Blonde (2022) —en salas de estreno capitalinas— parte de la novela escrita por Joyce Carol Oates. Y desde ese referente literario deben comenzarse a ver las manchas de un texto que ha parcializado el enfoque en torno a la mujer que, mientras rutilaba en el cielo de la fama, sufría por traumas que se remontaban a una infeliz niñez, y continuaron con falencias sentimentales y personales de todo tipo.
Si bien cada creador puede focalizar el lado que estime de una personalidad o hecho, no es menos cierto que la visión de Oates se inclina demasiado al lado oscuro, la victimización extrema, el fatalismo y el sino trágico de la mujer y artista que, en realidad, pese a sus evidentes conflictos y heridas, también resultó en muchos aspectos triunfadora; no fue ningún ángel, y si una visión algo parcializada siempre ha tendido a afirmar que “Hollywood la mató”, fue una “víctima del sistema”, no debe olvidarse tampoco el grado de complicidad y participación consciente que ella tuvo en esa maquinaria.
El director Andrew Dominik traslada a su relato fílmico el punto de vista del original literario, de modo que el debate perenne entre la Norma Jeane real con la Marilyn mítica y construida, preside de igual modo su lectura, y como resultado tenemos siempre a la joven aplastada por maridos machistas, promiscuo o paternalistas, mas nunca complementarios a los reclamos y anhelos del ser humano anhelante de cariño y comprensión; a la hija perseguida por el fantasma de un padre inexistente y una progenitora psiquiátrica que no la reconoce en sus visitas; a la madre en potencia que no logra cristalizar tal condición; y a la actriz resistente a esa faceta que en esencia concibe como una condena, la cual le impide ser quien realmente es.

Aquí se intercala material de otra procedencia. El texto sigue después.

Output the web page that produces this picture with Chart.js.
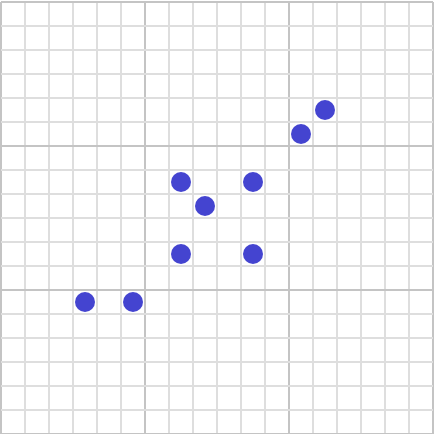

A esa visión simplificadora y maniquea se une un pedestre e ineficaz tratamiento cinematográfico que convierte el discurso en un torneo de tinieblas, sangre, sudor y lágrimas, dentro de un excesivo metraje (casi tres horas) donde abundan las redundancias narrativas, los circunloquios y los énfasis innecesarios. Una fotografía generalmente umbrosa —a tono, eso sí, con el aludido carácter fatalista y trágico de la historia— que no permitió a Chayse Irvin indagar en matices cromáticos que hubieran enriquecido la ambientación y las atmósferas dramáticas; un montaje (Adam Robinson/Jennifer Lame) que no consiguió empalmar con el rigor y cuidado indispensables los varios planos diegéticos que privilegian la analepsis o retrospectiva, por lo cual deviene relato irregular y ausente de las elipsis necesarias… son rubros que se suman a la irregularidad de los resultados generales.
Ello no impide escenas realmente emotivas, visualmente atractivas y que funcionan en el centro de un torbellino que mal imita la tragedia clásica, dentro de las cuales pudiera citarse el apabullante desenlace o algunas recreaciones del glamour hollywoodense de premieres y publicidades. Otras, como las falsificadas e inconcebibles del affaire con el presidente Kennedy, debieron quedar al campo en el proceso de edición o elaborarse mejor.
De modo que Blonde, y es algo en lo que detractores y admiradores del filme coinciden, es en esencia Ana de Armas; hasta su tono de voz susurrante y tan sensual como todo en ella; su gestualidad, su garbo, aquellos contrastes entre frivolidad impostada o real y destellos de inteligencia y hasta cultura, son incorporadas en un desempeño que es sinónimo de organicidad, convicción y estatura histriónica, a lo cual no escapan sus colegas (Adrien Brody, Bobby Canhavale, Julianne Nicholson…).
Bravo por la paisana, obtenga o no el Oscar (claro que lo merece en buena lid) porque ya está en el olimpo de los grandes.